__What needs to be done__.
Reproduce nothing but the lines from the start of the material through the line that includes "const endDay = new Date(2015, 3, 1);", both ends included, and omit every picture.

-------- Provided material

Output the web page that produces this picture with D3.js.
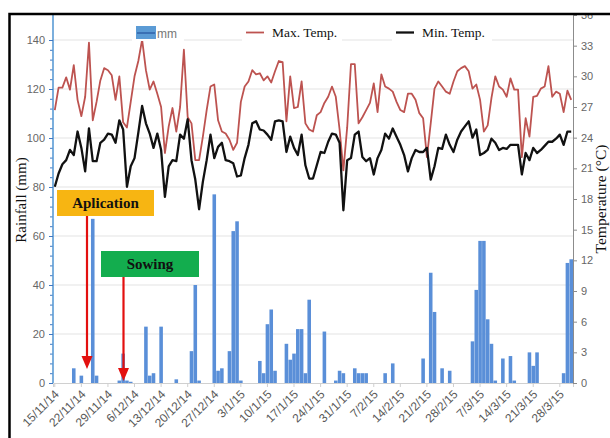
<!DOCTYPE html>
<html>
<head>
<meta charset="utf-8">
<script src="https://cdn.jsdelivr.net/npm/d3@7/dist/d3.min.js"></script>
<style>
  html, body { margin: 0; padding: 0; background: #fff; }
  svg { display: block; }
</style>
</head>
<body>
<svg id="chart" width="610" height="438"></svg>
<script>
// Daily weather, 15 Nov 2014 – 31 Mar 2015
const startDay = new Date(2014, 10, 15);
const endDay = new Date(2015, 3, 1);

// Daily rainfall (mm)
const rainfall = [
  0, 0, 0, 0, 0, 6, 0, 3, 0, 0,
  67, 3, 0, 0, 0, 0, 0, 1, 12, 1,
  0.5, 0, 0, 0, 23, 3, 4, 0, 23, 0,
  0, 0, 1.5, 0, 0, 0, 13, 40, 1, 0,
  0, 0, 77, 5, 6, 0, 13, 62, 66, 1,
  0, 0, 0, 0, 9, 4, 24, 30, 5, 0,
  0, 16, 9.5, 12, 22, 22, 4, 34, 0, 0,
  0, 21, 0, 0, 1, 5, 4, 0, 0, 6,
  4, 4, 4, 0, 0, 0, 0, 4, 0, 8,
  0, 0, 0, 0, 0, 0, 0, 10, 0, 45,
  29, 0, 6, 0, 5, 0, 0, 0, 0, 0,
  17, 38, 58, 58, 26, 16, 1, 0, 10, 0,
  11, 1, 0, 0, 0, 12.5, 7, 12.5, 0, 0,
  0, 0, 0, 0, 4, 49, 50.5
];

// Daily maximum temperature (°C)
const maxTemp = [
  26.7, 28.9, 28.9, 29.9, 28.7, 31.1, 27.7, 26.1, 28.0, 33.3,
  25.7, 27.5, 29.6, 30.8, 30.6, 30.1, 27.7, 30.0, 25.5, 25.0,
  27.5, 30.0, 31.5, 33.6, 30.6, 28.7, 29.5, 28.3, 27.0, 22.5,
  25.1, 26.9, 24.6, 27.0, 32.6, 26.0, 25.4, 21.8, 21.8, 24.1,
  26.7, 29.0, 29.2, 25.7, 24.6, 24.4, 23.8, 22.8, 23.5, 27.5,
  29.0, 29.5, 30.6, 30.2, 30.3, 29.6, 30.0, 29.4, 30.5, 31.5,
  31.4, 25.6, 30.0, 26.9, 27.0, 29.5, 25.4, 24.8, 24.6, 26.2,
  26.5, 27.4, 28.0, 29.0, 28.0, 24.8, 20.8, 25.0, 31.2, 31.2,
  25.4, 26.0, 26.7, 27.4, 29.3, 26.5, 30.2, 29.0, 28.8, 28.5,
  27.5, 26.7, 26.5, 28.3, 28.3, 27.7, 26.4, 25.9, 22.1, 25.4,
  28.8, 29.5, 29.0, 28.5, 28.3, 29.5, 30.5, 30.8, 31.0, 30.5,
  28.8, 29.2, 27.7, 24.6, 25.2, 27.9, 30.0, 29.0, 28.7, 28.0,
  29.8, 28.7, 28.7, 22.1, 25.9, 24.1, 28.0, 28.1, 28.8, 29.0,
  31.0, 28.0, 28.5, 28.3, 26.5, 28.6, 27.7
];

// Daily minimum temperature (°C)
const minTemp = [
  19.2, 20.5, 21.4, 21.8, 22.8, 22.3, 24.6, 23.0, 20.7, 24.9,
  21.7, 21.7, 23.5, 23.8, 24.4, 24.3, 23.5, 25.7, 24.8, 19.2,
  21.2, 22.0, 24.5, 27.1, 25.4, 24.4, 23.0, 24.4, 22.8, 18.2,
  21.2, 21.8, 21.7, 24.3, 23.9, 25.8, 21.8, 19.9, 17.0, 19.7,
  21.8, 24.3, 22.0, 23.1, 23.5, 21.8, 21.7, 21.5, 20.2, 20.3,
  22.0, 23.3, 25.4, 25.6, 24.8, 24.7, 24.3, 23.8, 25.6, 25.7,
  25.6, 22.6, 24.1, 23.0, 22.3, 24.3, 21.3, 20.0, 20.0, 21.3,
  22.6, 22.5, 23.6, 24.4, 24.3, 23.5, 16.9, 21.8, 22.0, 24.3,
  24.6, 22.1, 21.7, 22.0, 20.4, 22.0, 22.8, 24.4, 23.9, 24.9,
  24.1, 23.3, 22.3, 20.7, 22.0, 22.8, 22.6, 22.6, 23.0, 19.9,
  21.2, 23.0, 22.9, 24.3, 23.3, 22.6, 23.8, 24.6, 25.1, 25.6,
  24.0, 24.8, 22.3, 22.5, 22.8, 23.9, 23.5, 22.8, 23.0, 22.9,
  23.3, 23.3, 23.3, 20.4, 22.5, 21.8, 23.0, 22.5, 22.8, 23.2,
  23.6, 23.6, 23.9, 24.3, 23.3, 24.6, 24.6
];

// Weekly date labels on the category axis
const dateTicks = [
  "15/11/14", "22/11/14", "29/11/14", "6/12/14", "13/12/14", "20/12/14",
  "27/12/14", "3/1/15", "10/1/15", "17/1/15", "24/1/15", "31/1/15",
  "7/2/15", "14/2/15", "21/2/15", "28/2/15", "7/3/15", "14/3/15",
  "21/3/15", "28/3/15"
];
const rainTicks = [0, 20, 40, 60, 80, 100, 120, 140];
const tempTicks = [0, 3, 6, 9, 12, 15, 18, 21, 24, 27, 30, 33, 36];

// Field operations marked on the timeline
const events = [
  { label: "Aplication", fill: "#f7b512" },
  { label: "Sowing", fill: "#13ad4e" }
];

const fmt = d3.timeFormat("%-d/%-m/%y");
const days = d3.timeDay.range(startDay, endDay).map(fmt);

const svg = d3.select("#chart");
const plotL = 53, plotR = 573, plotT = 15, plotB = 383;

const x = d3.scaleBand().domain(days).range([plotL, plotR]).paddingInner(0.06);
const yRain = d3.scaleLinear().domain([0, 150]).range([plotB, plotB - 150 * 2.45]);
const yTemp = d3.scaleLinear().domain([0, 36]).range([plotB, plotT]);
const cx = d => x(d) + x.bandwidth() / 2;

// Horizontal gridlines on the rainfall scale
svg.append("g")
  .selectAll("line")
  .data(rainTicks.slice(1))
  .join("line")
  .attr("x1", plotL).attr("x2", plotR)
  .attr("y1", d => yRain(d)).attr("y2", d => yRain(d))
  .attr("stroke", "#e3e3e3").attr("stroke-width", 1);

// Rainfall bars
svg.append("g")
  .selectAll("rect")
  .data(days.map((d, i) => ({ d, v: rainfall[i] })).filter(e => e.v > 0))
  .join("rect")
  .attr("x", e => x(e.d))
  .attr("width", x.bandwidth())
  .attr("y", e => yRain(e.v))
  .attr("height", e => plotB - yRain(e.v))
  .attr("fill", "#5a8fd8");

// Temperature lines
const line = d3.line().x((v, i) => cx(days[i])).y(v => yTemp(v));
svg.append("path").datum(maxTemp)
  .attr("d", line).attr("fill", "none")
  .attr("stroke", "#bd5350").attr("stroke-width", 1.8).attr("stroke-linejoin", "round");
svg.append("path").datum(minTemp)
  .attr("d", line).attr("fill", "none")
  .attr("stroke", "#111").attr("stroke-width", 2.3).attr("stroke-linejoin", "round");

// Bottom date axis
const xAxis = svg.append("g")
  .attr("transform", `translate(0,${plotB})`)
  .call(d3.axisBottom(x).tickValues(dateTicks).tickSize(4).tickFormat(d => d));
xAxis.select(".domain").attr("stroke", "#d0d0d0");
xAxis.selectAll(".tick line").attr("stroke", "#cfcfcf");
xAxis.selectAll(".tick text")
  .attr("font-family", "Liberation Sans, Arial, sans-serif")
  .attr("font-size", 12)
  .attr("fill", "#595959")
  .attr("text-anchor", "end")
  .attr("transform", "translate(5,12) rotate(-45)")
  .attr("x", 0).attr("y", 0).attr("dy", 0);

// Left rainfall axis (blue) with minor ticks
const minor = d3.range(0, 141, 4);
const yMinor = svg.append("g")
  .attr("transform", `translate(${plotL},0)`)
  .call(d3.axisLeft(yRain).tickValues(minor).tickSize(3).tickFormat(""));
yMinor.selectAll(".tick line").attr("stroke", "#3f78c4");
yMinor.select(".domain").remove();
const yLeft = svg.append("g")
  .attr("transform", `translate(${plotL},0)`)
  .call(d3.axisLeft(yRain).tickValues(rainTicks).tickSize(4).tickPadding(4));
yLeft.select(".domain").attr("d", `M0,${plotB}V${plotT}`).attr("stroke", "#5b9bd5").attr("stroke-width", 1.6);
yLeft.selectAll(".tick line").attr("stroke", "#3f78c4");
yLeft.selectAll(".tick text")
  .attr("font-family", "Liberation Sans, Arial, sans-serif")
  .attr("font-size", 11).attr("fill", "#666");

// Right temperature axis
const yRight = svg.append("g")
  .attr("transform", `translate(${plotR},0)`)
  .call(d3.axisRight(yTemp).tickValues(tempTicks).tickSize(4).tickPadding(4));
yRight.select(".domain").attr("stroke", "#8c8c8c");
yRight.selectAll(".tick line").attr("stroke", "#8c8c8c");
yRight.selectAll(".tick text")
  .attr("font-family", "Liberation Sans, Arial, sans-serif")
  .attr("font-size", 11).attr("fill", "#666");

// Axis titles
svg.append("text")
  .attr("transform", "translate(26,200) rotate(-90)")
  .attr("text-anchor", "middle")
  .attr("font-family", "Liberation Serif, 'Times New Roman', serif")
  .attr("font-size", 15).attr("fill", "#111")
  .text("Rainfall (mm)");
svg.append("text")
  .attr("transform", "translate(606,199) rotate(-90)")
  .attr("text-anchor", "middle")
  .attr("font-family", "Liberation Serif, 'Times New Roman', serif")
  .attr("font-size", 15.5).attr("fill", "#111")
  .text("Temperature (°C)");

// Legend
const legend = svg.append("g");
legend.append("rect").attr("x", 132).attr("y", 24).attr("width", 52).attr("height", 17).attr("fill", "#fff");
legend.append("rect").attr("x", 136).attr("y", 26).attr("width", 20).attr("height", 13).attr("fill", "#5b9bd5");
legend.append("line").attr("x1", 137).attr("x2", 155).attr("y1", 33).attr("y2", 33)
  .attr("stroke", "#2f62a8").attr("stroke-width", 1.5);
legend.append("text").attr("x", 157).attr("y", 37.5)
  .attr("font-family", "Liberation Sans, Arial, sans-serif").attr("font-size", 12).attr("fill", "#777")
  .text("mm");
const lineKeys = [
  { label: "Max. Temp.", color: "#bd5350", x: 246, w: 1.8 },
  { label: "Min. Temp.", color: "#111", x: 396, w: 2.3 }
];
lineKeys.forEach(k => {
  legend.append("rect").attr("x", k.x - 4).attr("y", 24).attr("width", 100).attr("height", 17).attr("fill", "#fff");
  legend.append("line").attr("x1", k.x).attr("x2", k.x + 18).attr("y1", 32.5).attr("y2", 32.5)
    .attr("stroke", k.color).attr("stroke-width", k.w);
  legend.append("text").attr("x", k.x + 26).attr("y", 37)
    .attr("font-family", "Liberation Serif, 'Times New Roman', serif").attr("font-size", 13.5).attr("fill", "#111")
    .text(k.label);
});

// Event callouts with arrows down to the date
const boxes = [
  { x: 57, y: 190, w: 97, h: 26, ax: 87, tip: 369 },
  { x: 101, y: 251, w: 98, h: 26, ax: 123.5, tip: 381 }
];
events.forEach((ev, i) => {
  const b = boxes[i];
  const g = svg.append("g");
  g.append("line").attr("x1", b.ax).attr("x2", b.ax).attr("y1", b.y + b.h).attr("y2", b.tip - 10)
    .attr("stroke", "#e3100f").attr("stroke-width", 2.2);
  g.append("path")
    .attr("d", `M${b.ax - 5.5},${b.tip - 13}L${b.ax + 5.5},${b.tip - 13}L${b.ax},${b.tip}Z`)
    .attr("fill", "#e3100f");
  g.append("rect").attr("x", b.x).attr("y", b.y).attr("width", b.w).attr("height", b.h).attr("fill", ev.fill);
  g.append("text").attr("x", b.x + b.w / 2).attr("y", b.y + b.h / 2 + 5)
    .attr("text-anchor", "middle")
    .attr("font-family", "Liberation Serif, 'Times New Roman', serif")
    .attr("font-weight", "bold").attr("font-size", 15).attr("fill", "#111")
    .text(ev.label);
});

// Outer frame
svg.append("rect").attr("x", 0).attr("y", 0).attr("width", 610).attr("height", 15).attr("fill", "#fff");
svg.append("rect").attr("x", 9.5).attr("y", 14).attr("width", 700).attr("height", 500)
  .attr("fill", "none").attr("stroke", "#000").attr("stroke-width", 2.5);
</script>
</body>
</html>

----------------

__Exercise solution__.
Output the web page that produces this picture with D3.js.
<!DOCTYPE html>
<html>
<head>
<meta charset="utf-8">
<script src="https://cdn.jsdelivr.net/npm/d3@7/dist/d3.min.js"></script>
<style>
  html, body { margin: 0; padding: 0; background: #fff; }
  svg { display: block; }
</style>
</head>
<body>
<svg id="chart" width="610" height="438"></svg>
<script>
// Daily weather, 15 Nov 2014 – 31 Mar 2015
const startDay = new Date(2014, 10, 15);
const endDay = new Date(2015, 3, 1);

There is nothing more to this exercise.